## What you will do
Set down, exactly as written, the lines from the top of the data to the line that holds "Chart.defaults.color = TICK;", and omit the pictures.

* Start Source excerpt *

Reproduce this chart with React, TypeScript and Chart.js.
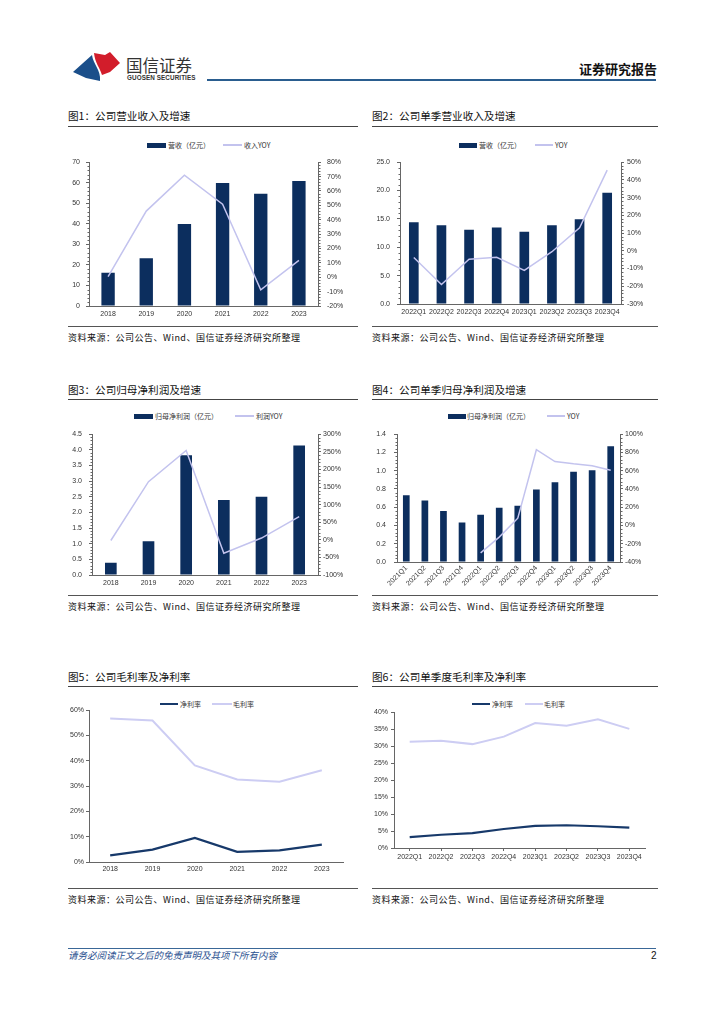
import React, { useEffect, useRef } from 'react';
import { Chart, registerables } from 'chart.js';
Chart.register(...registerables);

// ---------- data ----------
const years = ['2018', '2019', '2020', '2021', '2022', '2023'];
const quarters8 = ['2022Q1', '2022Q2', '2022Q3', '2022Q4', '2023Q1', '2023Q2', '2023Q3', '2023Q4'];
const quarters12 = ['2021Q1', '2021Q2', '2021Q3', '2021Q4', '2022Q1', '2022Q2', '2022Q3', '2022Q4', '2023Q1', '2023Q2', '2023Q3', '2023Q4'];

const revenue = [16.2, 23.3, 39.9, 59.9, 54.7, 60.9];
const revenueYoy = [0.4, 46, 71, 50.8, -8.7, 11.7];

const qRevenue = [14.4, 13.9, 13.1, 13.5, 12.75, 13.9, 14.95, 19.6];
const qRevenueYoy = [-3.8, -19, -4.7, -3.6, -11, -0.5, 13, 45.5];

const profit = [0.39, 1.08, 3.83, 2.4, 2.5, 4.14];
const profitYoy = [-2, 165, 254, -38, 5, 66];

const qProfit = [0.73, 0.675, 0.56, 0.434, 0.518, 0.595, 0.616, 0.795, 0.875, 0.99, 1.005, 1.267];
const qProfitYoy = [null, null, null, null, -30, -12.7, 8, 83, 70, 67.5, 65.5, 60.5];

const grossMargin = [56.7, 55.9, 38.2, 32.6, 31.7, 36.3];
const netMargin = [2.6, 4.9, 9.5, 4.0, 4.6, 6.9];

const qGrossMargin = [31.3, 31.6, 30.6, 32.8, 36.8, 36.0, 37.9, 35.1];
const qNetMargin = [3.2, 3.9, 4.4, 5.6, 6.5, 6.7, 6.4, 6.0];

const legend1 = ['营收（亿元）', '收入YOY'];
const legend2 = ['营收（亿元）', 'YOY'];
const legend3 = ['归母净利润（亿元）', '利润YOY'];
const legend4 = ['归母净利润（亿元）', 'YOY'];
const legend56 = ['净利率', '毛利率'];

const titles = [
  '图1：公司营业收入及增速',
  '图2：公司单季营业收入及增速',
  '图3：公司归母净利润及增速',
  '图4：公司单季归母净利润及增速',
  '图5：公司毛利率及净利率',
  '图6：公司单季度毛利率及净利率',
];
const sourceText = '资料来源：公司公告、Wind、国信证券经济研究所整理';

// ---------- styles ----------
const CJK = "'Noto Sans CJK SC', 'Noto Sans', sans-serif";
const LAT = "'Liberation Sans', Arial, sans-serif";
const NAVY = '#0c2e5e';
const NAVY2 = '#17396a';
const LAV = '#c3c3ee';
const LAV2 = '#cdcdf3';
const AXIS = '#666';
const TICK = '#333';

Chart.defaults.font.family = LAT;
Chart.defaults.font.size = 7;
Chart.defaults.color = TICK;

const minorTicksPlugin = {
  id: 'minorTicks',
  afterDraw(chart: any, _args: any, opts: any) {
    const list = (opts && opts.scales) || [];
    const ctx = chart.ctx;
    ctx.save();
    ctx.strokeStyle = AXIS;
    ctx.lineWidth = 1;
    list.forEach(({ id, n }: any) => {
      const s = chart.scales[id];
      if (!s) return;
      const ticks = s.ticks;
      for (let i = 0; i < ticks.length - 1; i++) {
        const v0 = ticks[i].value;
        const v1 = ticks[i + 1].value;
        for (let k = 1; k < n; k++) {
          const y = Math.round(s.getPixelForValue(v0 + ((v1 - v0) * k) / n)) + 0.5;
          const x = s.position === 'left' ? Math.round(s.right) + 0.5 : Math.round(s.left) + 0.5;
          ctx.beginPath();
          ctx.moveTo(x, y);
          ctx.lineTo(s.position === 'left' ? x - 2 : x + 2, y);
          ctx.stroke();
        }
      }
    });
    ctx.restore();
  },
};

const fixW = (w: number) => (scale: any) => { scale.width = w; };
const fixH = (h: number) => (scale: any) => { scale.height = h; };

function yAxis(pos: string, min: number, max: number, step: number, w: number, pad: number, fmt: (v: number) => string) {
  return {
    position: pos,
    min,
    max,
    grid: { display: true, drawOnChartArea: false, drawTicks: true, tickLength: 3, color: AXIS },
    border: { display: true, color: AXIS },
    ticks: { stepSize: step, padding: pad, color: TICK, font: { size: 7, family: LAT }, callback: (v: any) => fmt(Number(v)) },
    afterFit: fixW(w),
  };
}

function xAxis(h: number, pad: number, rotate: boolean, drawTicks: boolean) {
  return {
    offset: true,
    grid: drawTicks
      ? { display: true, drawOnChartArea: false, drawTicks: true, tickLength: 3, color: AXIS }
      : { display: false, drawTicks: false },
    border: { display: true, color: AXIS },
    ticks: {
      padding: pad,
      autoSkip: false,
      maxRotation: rotate ? 45 : 0,
      minRotation: rotate ? 45 : 0,
      color: TICK,
      font: { size: 7, family: LAT },
    },
    afterFit: fixH(h),
  };
}

const pct = (v: number) => `${Math.round(v)}%`;
const int = (v: number) => `${Math.round(v)}`;
const dec1 = (v: number) => v.toFixed(1);

function barLine(p: any) {
  return {
    type: 'bar',
    data: {
      labels: p.labels,
      datasets: [
        {
          type: 'line',
          label: p.names[1],
          data: p.line,
          yAxisID: 'y1',
          borderColor: LAV,
          backgroundColor: LAV,
          borderWidth: 1.5,
          pointRadius: 0,
          tension: 0,
          order: 0,
        },
        {
          type: 'bar',
          label: p.names[0],
          data: p.bars,
          yAxisID: 'y',
          backgroundColor: NAVY,
          borderWidth: 0,
          barPercentage: p.barPct,
          categoryPercentage: 1,
          order: 1,
        },
      ],
    },
    options: {
      animation: false,
      responsive: true,
      maintainAspectRatio: false,
      layout: { padding: { top: 6, left: 0, right: 0, bottom: 0 } },
      plugins: {
        legend: { display: false },
        tooltip: { enabled: false },
        minorTicks: { scales: [{ id: 'y', n: 5 }, { id: 'y1', n: 5 }] },
      },
      scales: {
        x: xAxis(p.xH, p.xPad, !!p.rotate, false),
        y: yAxis('left', p.y[0], p.y[1], p.y[2], p.leftW, p.leftPad, p.yFmt),
        y1: yAxis('right', p.y1[0], p.y1[1], p.y1[2], p.rightW, p.rightPad, pct),
      },
    },
    plugins: [minorTicksPlugin],
  };
}

function twoLines(p: any) {
  return {
    type: 'line',
    data: {
      labels: p.labels,
      datasets: [
        {
          label: legend56[0],
          data: p.net,
          borderColor: NAVY2,
          backgroundColor: NAVY2,
          borderWidth: 2.2,
          pointRadius: 0,
          tension: 0,
          order: 0,
        },
        {
          label: legend56[1],
          data: p.gross,
          borderColor: LAV2,
          backgroundColor: LAV2,
          borderWidth: 2,
          pointRadius: 0,
          tension: 0,
          order: 1,
        },
      ],
    },
    options: {
      animation: false,
      responsive: true,
      maintainAspectRatio: false,
      layout: { padding: { top: 6, left: 0, right: p.rightPad, bottom: 0 } },
      plugins: { legend: { display: false }, tooltip: { enabled: false } },
      scales: {
        x: xAxis(p.xH, p.xPad, false, p.xTicks),
        y: yAxis('left', p.y[0], p.y[1], p.y[2], p.leftW, p.leftPad, pct),
      },
    },
  };
}

function ChartCanvas({ left, top, width, height, make }: any) {
  const ref = useRef<HTMLCanvasElement | null>(null);
  useEffect(() => {
    const chart = new Chart(ref.current as HTMLCanvasElement, make() as any);
    return () => chart.destroy();
  }, []);
  return (
    <div style={{ position: 'absolute', left, top, width, height }}>
      <canvas ref={ref} />
    </div>
  );
}

const abs = (s: any) => ({ position: 'absolute' as const, whiteSpace: 'nowrap' as const, ...s });

function Txt({ x, y, size, children, style }: any) {
  return <div style={abs({ left: x, top: y - size / 2, fontSize: size, lineHeight: `${size}px`, fontFamily: CJK, color: '#222', ...style })}>{children}</div>;
}
function HLine({ x, y, w, h = 1, color }: any) {
  return <div style={abs({ left: x, top: y, width: w, height: h, background: color })} />;
}
function LegendRect({ x, y, w, h, color }: any) {
  return <div style={abs({ left: x, top: y - h / 2, width: w, height: h, background: color })} />;
}
function LegendText({ x, y, children }: any) {
  return <Txt x={x} y={y} size={7} style={{ color: '#333' }}>{children}</Txt>;
}

function Section({ x, titleY, lineW, title, srcY }: any) {
  return (
    <>
      <Txt x={x} y={titleY} size={10.6} style={{ color: '#111' }}>{title}</Txt>
      <HLine x={x} y={titleY + 9} w={lineW} color="#444" />
      <HLine x={x} y={srcY} w={lineW} color="#555" />
      <Txt x={x} y={srcY + 11} size={9} style={{ color: '#111', letterSpacing: '0.5px' }}>{sourceText}</Txt>
    </>
  );
}

export default function App() {
  return (
    <div style={{ position: 'absolute', left: 0, top: 0, width: 724, height: 1024, background: '#fff', overflow: 'hidden' }}>
      {/* header */}
      <svg style={{ position: 'absolute', left: 0, top: 0 }} width={200} height={100}>
        <path d="M73,72 L92,55 C93,64 101,70 100,81 L86,78 Z" fill="#1b4f8a" />
        <path d="M94,53 L105,55 L110,52 L120,63 L110,72 L102,75 C100,68 95,63 94,53 Z" fill="#d21d2b" />
      </svg>
      <Txt x={126} y={65} size={16.5} style={{ color: '#333' }}>国信证券</Txt>
      <Txt x={127} y={78.3} size={6.3} style={{ color: '#333', fontFamily: LAT, fontWeight: 700, letterSpacing: '0.1px' }}>GUOSEN SECURITIES</Txt>
      <div style={abs({ right: 67, top: 62, fontSize: 13, lineHeight: '13px', fontWeight: 700, fontFamily: CJK, color: '#111' })}>证券研究报告</div>
      <HLine x={207} y={78.5} w={449} h={2} color="#2a5d8f" />

      {/* sections */}
      <Section x={68} titleY={116.5} lineW={290} title={titles[0]} srcY={326} />
      <Section x={372} titleY={116.5} lineW={286} title={titles[1]} srcY={326} />
      <Section x={68} titleY={390} lineW={290} title={titles[2]} srcY={595} />
      <Section x={372} titleY={390} lineW={286} title={titles[3]} srcY={595} />
      <Section x={68} titleY={677} lineW={290} title={titles[4]} srcY={888} />
      <Section x={372} titleY={677} lineW={286} title={titles[5]} srcY={888} />

      {/* legends */}
      <LegendRect x={147} y={145} w={19} h={5} color={NAVY} />
      <LegendText x={168} y={145}>{legend1[0]}</LegendText>
      <LegendRect x={223} y={145} w={19} h={1.5} color={LAV} />
      <LegendText x={244} y={145}>{legend1[1]}</LegendText>

      <LegendRect x={459} y={145} w={18} h={5} color={NAVY} />
      <LegendText x={479} y={145}>{legend2[0]}</LegendText>
      <LegendRect x={535} y={145} w={18} h={1.5} color={LAV} />
      <LegendText x={555} y={145}>{legend2[1]}</LegendText>

      <LegendRect x={134} y={416} w={19} h={5} color={NAVY} />
      <LegendText x={155} y={416}>{legend3[0]}</LegendText>
      <LegendRect x={235} y={416} w={19} h={1.5} color={LAV} />
      <LegendText x={256} y={416}>{legend3[1]}</LegendText>

      <LegendRect x={448} y={416} w={18} h={5} color={NAVY} />
      <LegendText x={467} y={416}>{legend4[0]}</LegendText>
      <LegendRect x={547} y={416} w={18} h={1.5} color={LAV} />
      <LegendText x={567} y={416}>{legend4[1]}</LegendText>

      <LegendRect x={160} y={704} w={18} h={2.2} color={NAVY2} />
      <LegendText x={180} y={704}>{legend56[0]}</LegendText>
      <LegendRect x={212} y={704} w={20} h={2} color={LAV2} />
      <LegendText x={233} y={704}>{legend56[1]}</LegendText>

      <LegendRect x={472} y={704} w={18} h={2.2} color={NAVY2} />
      <LegendText x={492} y={704}>{legend56[0]}</LegendText>
      <LegendRect x={525} y={704} w={18} h={2} color={LAV2} />
      <LegendText x={544} y={704}>{legend56[1]}</LegendText>

      {/* charts */}
      <ChartCanvas left={60} top={152} width={300} height={172}
        make={() => barLine({ labels: years, bars: revenue, line: revenueYoy, names: legend1, barPct: 0.35,
          y: [0, 70, 10], y1: [-20, 80, 10], yFmt: int, leftW: 29, rightW: 42, leftPad: 6, rightPad: 6, xH: 18, xPad: 4 })} />
      <ChartCanvas left={362} top={151} width={300} height={171}
        make={() => barLine({ labels: quarters8, bars: qRevenue, line: qRevenueYoy, names: legend2, barPct: 0.35,
          y: [0, 25, 5], y1: [-30, 50, 10], yFmt: dec1, leftW: 38, rightW: 41, leftPad: 7, rightPad: 3, xH: 18, xPad: 4 })} />
      <ChartCanvas left={60} top={423} width={300} height={170}
        make={() => barLine({ labels: years, bars: profit, line: profitYoy, names: legend3, barPct: 0.31,
          y: [0, 4.5, 0.5], y1: [-100, 300, 50], yFmt: dec1, leftW: 32, rightW: 42, leftPad: 7, rightPad: 2, xH: 18, xPad: 4 })} />
      <ChartCanvas left={362} top={422} width={300} height={170}
        make={() => barLine({ labels: quarters12, bars: qProfit, line: qProfitYoy, names: legend4, barPct: 0.36, rotate: true,
          y: [0, 1.4, 0.2], y1: [-40, 100, 20], yFmt: dec1, leftW: 35, rightW: 42, leftPad: 8, rightPad: 2, xH: 30, xPad: 2 })} />
      <ChartCanvas left={60} top={704} width={290} height={174}
        make={() => twoLines({ labels: years, net: netMargin, gross: grossMargin, y: [0, 60, 10],
          leftW: 29, leftPad: 2, rightPad: 7, xH: 16, xPad: 3, xTicks: false })} />
      <ChartCanvas left={362} top={705} width={300} height={159}
        make={() => twoLines({ labels: quarters8, net: qNetMargin, gross: qGrossMargin, y: [0, 40, 5],
          leftW: 32, leftPad: 3, rightPad: 17, xH: 16, xPad: 2, xTicks: true })} />

      {/* footer */}
      <HLine x={68} y={948} w={588} h={1} color="#3a6797" />
      <Txt x={68} y={956} size={9.5} style={{ color: '#2a4f8f', fontStyle: 'italic' }}>请务必阅读正文之后的免责声明及其项下所有内容</Txt>
      <Txt x={651} y={956} size={10} style={{ color: '#111', fontFamily: LAT }}>2</Txt>
    </div>
  );
}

* End Source excerpt *

## Correct response
Reproduce this chart with React, TypeScript and Chart.js.
import React, { useEffect, useRef } from 'react';
import { Chart, registerables } from 'chart.js';
Chart.register(...registerables);

// ---------- data ----------
const years = ['2018', '2019', '2020', '2021', '2022', '2023'];
const quarters8 = ['2022Q1', '2022Q2', '2022Q3', '2022Q4', '2023Q1', '2023Q2', '2023Q3', '2023Q4'];
const quarters12 = ['2021Q1', '2021Q2', '2021Q3', '2021Q4', '2022Q1', '2022Q2', '2022Q3', '2022Q4', '2023Q1', '2023Q2', '2023Q3', '2023Q4'];

const revenue = [16.2, 23.3, 39.9, 59.9, 54.7, 60.9];
const revenueYoy = [0.4, 46, 71, 50.8, -8.7, 11.7];

const qRevenue = [14.4, 13.9, 13.1, 13.5, 12.75, 13.9, 14.95, 19.6];
const qRevenueYoy = [-3.8, -19, -4.7, -3.6, -11, -0.5, 13, 45.5];

const profit = [0.39, 1.08, 3.83, 2.4, 2.5, 4.14];
const profitYoy = [-2, 165, 254, -38, 5, 66];

const qProfit = [0.73, 0.675, 0.56, 0.434, 0.518, 0.595, 0.616, 0.795, 0.875, 0.99, 1.005, 1.267];
const qProfitYoy = [null, null, null, null, -30, -12.7, 8, 83, 70, 67.5, 65.5, 60.5];

const grossMargin = [56.7, 55.9, 38.2, 32.6, 31.7, 36.3];
const netMargin = [2.6, 4.9, 9.5, 4.0, 4.6, 6.9];

const qGrossMargin = [31.3, 31.6, 30.6, 32.8, 36.8, 36.0, 37.9, 35.1];
const qNetMargin = [3.2, 3.9, 4.4, 5.6, 6.5, 6.7, 6.4, 6.0];

const legend1 = ['营收（亿元）', '收入YOY'];
const legend2 = ['营收（亿元）', 'YOY'];
const legend3 = ['归母净利润（亿元）', '利润YOY'];
const legend4 = ['归母净利润（亿元）', 'YOY'];
const legend56 = ['净利率', '毛利率'];

const titles = [
  '图1：公司营业收入及增速',
  '图2：公司单季营业收入及增速',
  '图3：公司归母净利润及增速',
  '图4：公司单季归母净利润及增速',
  '图5：公司毛利率及净利率',
  '图6：公司单季度毛利率及净利率',
];
const sourceText = '资料来源：公司公告、Wind、国信证券经济研究所整理';

// ---------- styles ----------
const CJK = "'Noto Sans CJK SC', 'Noto Sans', sans-serif";
const LAT = "'Liberation Sans', Arial, sans-serif";
const NAVY = '#0c2e5e';
const NAVY2 = '#17396a';
const LAV = '#c3c3ee';
const LAV2 = '#cdcdf3';
const AXIS = '#666';
const TICK = '#333';

Chart.defaults.font.family = LAT;
Chart.defaults.font.size = 7;
Chart.defaults.color = TICK;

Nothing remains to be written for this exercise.